> WHAT YOU HAVE TO DO
Reproduce the listing word for word. Skip any image.

===== GIVEN MATERIAL =====

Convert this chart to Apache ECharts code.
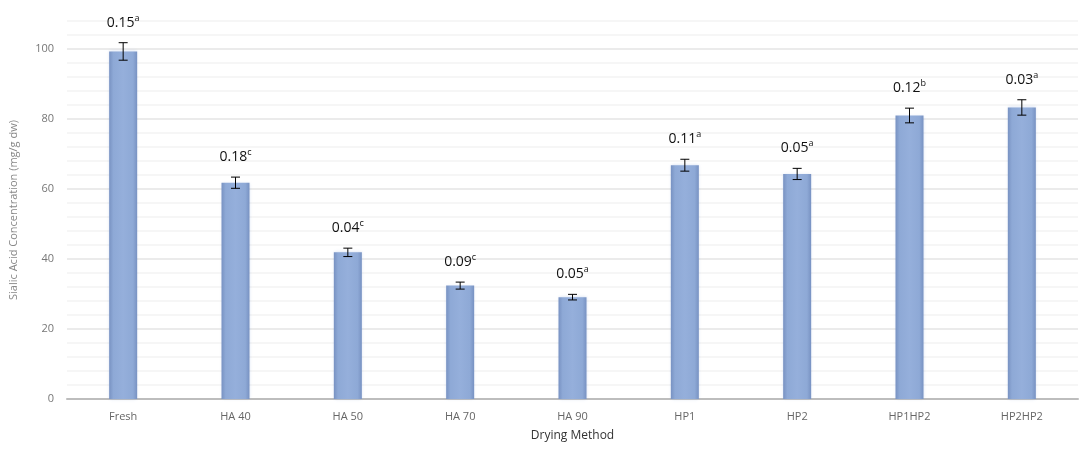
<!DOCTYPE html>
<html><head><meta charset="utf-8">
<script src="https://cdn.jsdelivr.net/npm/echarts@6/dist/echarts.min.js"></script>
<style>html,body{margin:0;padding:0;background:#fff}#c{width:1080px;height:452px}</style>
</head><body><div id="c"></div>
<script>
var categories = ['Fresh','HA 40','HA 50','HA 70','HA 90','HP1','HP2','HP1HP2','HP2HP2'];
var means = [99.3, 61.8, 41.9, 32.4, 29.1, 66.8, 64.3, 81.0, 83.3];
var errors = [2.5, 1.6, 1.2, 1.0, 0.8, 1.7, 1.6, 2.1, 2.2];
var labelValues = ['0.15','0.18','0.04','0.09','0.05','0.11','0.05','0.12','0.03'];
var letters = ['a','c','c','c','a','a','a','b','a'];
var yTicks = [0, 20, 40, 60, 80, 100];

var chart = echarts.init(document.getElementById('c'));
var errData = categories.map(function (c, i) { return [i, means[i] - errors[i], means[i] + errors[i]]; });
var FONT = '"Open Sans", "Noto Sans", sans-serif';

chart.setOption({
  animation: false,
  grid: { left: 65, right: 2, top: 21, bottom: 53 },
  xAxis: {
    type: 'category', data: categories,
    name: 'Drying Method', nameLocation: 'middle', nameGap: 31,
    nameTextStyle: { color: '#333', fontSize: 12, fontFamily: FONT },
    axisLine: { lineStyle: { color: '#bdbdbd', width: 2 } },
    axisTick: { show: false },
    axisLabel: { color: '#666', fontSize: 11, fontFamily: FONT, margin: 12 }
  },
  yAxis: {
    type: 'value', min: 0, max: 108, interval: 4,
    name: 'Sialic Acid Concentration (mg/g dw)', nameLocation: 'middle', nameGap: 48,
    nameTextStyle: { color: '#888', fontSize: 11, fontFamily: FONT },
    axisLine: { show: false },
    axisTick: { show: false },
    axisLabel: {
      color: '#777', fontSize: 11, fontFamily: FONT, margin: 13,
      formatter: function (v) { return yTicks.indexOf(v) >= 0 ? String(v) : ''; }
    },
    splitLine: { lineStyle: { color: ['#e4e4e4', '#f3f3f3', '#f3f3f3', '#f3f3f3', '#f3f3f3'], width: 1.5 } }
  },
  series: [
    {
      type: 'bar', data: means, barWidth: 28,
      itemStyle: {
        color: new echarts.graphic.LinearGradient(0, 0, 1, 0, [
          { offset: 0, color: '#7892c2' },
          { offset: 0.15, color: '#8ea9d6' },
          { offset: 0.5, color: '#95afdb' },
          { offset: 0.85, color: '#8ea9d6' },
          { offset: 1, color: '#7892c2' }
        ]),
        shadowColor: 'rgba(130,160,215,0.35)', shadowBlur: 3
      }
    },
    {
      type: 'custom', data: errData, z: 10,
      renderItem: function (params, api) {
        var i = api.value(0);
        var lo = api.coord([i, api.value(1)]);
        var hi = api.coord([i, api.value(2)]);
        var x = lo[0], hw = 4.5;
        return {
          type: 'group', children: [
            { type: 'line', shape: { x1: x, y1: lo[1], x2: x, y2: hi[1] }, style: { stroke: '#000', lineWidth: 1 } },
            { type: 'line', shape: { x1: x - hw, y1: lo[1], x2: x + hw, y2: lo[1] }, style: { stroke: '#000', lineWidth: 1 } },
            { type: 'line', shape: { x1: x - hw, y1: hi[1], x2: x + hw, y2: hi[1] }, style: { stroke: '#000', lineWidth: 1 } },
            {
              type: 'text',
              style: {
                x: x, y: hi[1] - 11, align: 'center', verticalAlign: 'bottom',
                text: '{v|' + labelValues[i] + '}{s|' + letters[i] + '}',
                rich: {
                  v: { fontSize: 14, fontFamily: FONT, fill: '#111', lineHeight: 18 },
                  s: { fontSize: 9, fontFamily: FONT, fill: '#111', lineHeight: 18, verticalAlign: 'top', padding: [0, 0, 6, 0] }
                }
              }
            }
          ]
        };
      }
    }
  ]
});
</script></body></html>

=====

> WRITTEN SOLUTION
Convert this chart to Apache ECharts code.
<!DOCTYPE html>
<html><head><meta charset="utf-8">
<script src="https://cdn.jsdelivr.net/npm/echarts@6/dist/echarts.min.js"></script>
<style>html,body{margin:0;padding:0;background:#fff}#c{width:1080px;height:452px}</style>
</head><body><div id="c"></div>
<script>
var categories = ['Fresh','HA 40','HA 50','HA 70','HA 90','HP1','HP2','HP1HP2','HP2HP2'];
var means = [99.3, 61.8, 41.9, 32.4, 29.1, 66.8, 64.3, 81.0, 83.3];
var errors = [2.5, 1.6, 1.2, 1.0, 0.8, 1.7, 1.6, 2.1, 2.2];
var labelValues = ['0.15','0.18','0.04','0.09','0.05','0.11','0.05','0.12','0.03'];
var letters = ['a','c','c','c','a','a','a','b','a'];
var yTicks = [0, 20, 40, 60, 80, 100];

var chart = echarts.init(document.getElementById('c'));
var errData = categories.map(function (c, i) { return [i, means[i] - errors[i], means[i] + errors[i]]; });
var FONT = '"Open Sans", "Noto Sans", sans-serif';

chart.setOption({
  animation: false,
  grid: { left: 65, right: 2, top: 21, bottom: 53 },
  xAxis: {
    type: 'category', data: categories,
    name: 'Drying Method', nameLocation: 'middle', nameGap: 31,
    nameTextStyle: { color: '#333', fontSize: 12, fontFamily: FONT },
    axisLine: { lineStyle: { color: '#bdbdbd', width: 2 } },
    axisTick: { show: false },
    axisLabel: { color: '#666', fontSize: 11, fontFamily: FONT, margin: 12 }
  },
  yAxis: {
    type: 'value', min: 0, max: 108, interval: 4,
    name: 'Sialic Acid Concentration (mg/g dw)', nameLocation: 'middle', nameGap: 48,
    nameTextStyle: { color: '#888', fontSize: 11, fontFamily: FONT },
    axisLine: { show: false },
    axisTick: { show: false },
    axisLabel: {
      color: '#777', fontSize: 11, fontFamily: FONT, margin: 13,
      formatter: function (v) { return yTicks.indexOf(v) >= 0 ? String(v) : ''; }
    },
    splitLine: { lineStyle: { color: ['#e4e4e4', '#f3f3f3', '#f3f3f3', '#f3f3f3', '#f3f3f3'], width: 1.5 } }
  },
  series: [
    {
      type: 'bar', data: means, barWidth: 28,
      itemStyle: {
        color: new echarts.graphic.LinearGradient(0, 0, 1, 0, [
          { offset: 0, color: '#7892c2' },
          { offset: 0.15, color: '#8ea9d6' },
          { offset: 0.5, color: '#95afdb' },
          { offset: 0.85, color: '#8ea9d6' },
          { offset: 1, color: '#7892c2' }
        ]),
        shadowColor: 'rgba(130,160,215,0.35)', shadowBlur: 3
      }
    },
    {
      type: 'custom', data: errData, z: 10,
      renderItem: function (params, api) {
        var i = api.value(0);
        var lo = api.coord([i, api.value(1)]);
        var hi = api.coord([i, api.value(2)]);
        var x = lo[0], hw = 4.5;
        return {
          type: 'group', children: [
            { type: 'line', shape: { x1: x, y1: lo[1], x2: x, y2: hi[1] }, style: { stroke: '#000', lineWidth: 1 } },
            { type: 'line', shape: { x1: x - hw, y1: lo[1], x2: x + hw, y2: lo[1] }, style: { stroke: '#000', lineWidth: 1 } },
            { type: 'line', shape: { x1: x - hw, y1: hi[1], x2: x + hw, y2: hi[1] }, style: { stroke: '#000', lineWidth: 1 } },
            {
              type: 'text',
              style: {
                x: x, y: hi[1] - 11, align: 'center', verticalAlign: 'bottom',
                text: '{v|' + labelValues[i] + '}{s|' + letters[i] + '}',
                rich: {
                  v: { fontSize: 14, fontFamily: FONT, fill: '#111', lineHeight: 18 },
                  s: { fontSize: 9, fontFamily: FONT, fill: '#111', lineHeight: 18, verticalAlign: 'top', padding: [0, 0, 6, 0] }
                }
              }
            }
          ]
        };
      }
    }
  ]
});
</script></body></html>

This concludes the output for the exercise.